Kapıda nöbet tutan Arınç’tan, kapıyı içeriden açan Arınç’a

Bülent Arınç, Necmettin Erbakan’ın TOBB Başkanlığından zorla alınmak istendiği dönemde, Erbakan’ın mâkâm odasının önünde polisin girmemesi için nöbet tutan gençler arasında yer almıştı. Evet, Arınç, polis girmesin diye Erbakan’ın kapısında nöbet tutmuştu, ancak tüm düşmanları girsin diye Erdoğan’ın kapısını içeriden açtı!

TÜRK siyâsetinde Bülent Arınç sayfası kapanmış görünüyor.

Merhum Başbakan Necmettin Erbakan’ın başlattığı Millî Görüş siyâsetinde önemli görevler yapan, Recep Tayyip Erdoğan ile politikanın zirvesine çıkan Bülent Arınç, Cumhurbaşkanlığı Yüksek İstişâre Kurulu üyeliğinden istifa ettiğini duyurdu.

Herkesin malûmu, Bülent Arınç, son dönemlerde konuşulan reform konusuyla ilgili görüşlerini dile getirirken, 6-8 Ekim olaylarının azmettiricisi Selahattin Demirtaş ile Gezi Olayları’nın finansörü Osman Kavala hakkında söyledikleri ile bardağı taşıran son damlayı da düşürmüştü.

Esâsen Gezi Olayları’ndan beri sürekli yalpalayan Arınç, ne Gezi Kalkışması sırasında, ne de 17/25 Aralık darbesi sonrasında Erdoğan’ın yanında durdu. Duramadı!

15 Temmuz’dan sonra kafasına dank etmiş gibi yaptı, ama o da uzun sürmedi.

15 Temmuz’un hemen akabinde, herkes gibi Bülent Arınç da lânet okudu. Biraz da özeleştiri yapıyormuş gibi söylemlerde bulundu. Arınç, 15 Temmuz öncesi Fetullahçı terör örgütünün silahlı bir örgüt olduğunu göremediği için kendisine “ahmak” denilebileceğini dile getirirken bile kelime oyunu yapıyordu.

Arınç, “Şunu açıkça söylüyorum: Bunu ben darbe gecesi öğrenmiş olmakla, ‘Yahu ne kadar ahmakmışsın, bunu herkes söylüyordu!’ diyebilirler.

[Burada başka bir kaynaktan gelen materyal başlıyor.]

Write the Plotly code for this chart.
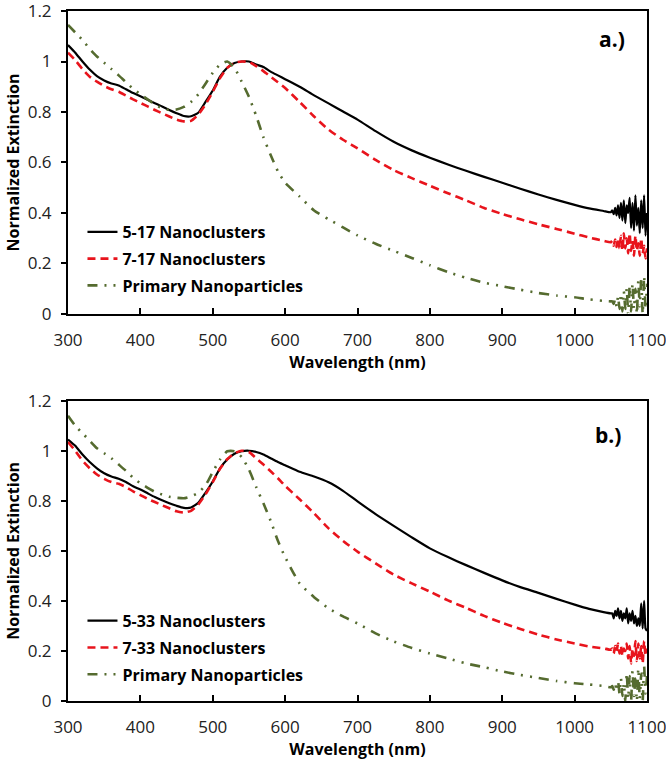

Silahlı terör örgütünün Fethullahçı olması, o gece ortaya çıkan bir olaydır. Ben o gece öğrenmiş olabilirim ama Sayın Cumhurbaşkanımız da o gece öğrendi. Genelkurmay Başkanımız da o gece öğrendi. Onların bilmediklerini ben nasıl bilebilirim?” ifadelerini kullanarak, hâlâ 15 Temmuz öncesi yaptıklarını örtbas etmeye çalışıyordu.

Arınç’ın samimiyetsizliği, çok geçmeden ortaya çıktı. Her fırsatta FETÖ ile mücadeleyi eleştiren Arınç, “KHK bir faciadır. Katıldığım televizyon programlarında KHK’ya dikkat çekmek için Yüksek İstişâre Kurulu (YİK) maaşımın yarısını öğrencilere burs olarak, yarısını da KHK mağdurlarına vereceğimi söylemiştim. Çok eleştirildim fakat ben, sadece KHK faciasına dikkat çekmek istedim. Çevremde o kadar çok bu felâketi yaşayan insan var ki, ben onlara acıyor ve merhamet ediyorum” cümleleri ile büyük tepkileri üzerine çekmişti.

Arınç’ın 17/25 Aralık sonrası vukuatını anlatmakla bitiremeyiz. Bunca vukuata rağmen, “Tayyip Erdoğan niye hâlâ bu adamı yanında tutuyor?” eleştirilerinin yükseldiği bir dönemde, Arınç yine yaptı yapacağını! Katıldığı bir televizyon programında Demirtaş ve Kavala konusunda söyledikleri, kabul edilebilirliğin çok çok ötesine geçti.

Türk siyâsetinde önemli bir yeri olan Bülent Arınç, ne yazık ki kötü bir finâl yaptı.

Bülent Arınç, Necmettin Erbakan’ın TOBB Başkanlığından zorla alınmak istendiği dönemde, Erbakan’ın mâkâm odasının önünde polisin girmemesi için nöbet tutan gençler arasında yer almıştı.

Evet, Arınç, polis girmesin diye Erbakan’ın kapısında nöbet tutmuştu, ancak tüm düşmanları girsin diye Erdoğan’ın kapısını içeriden açtı!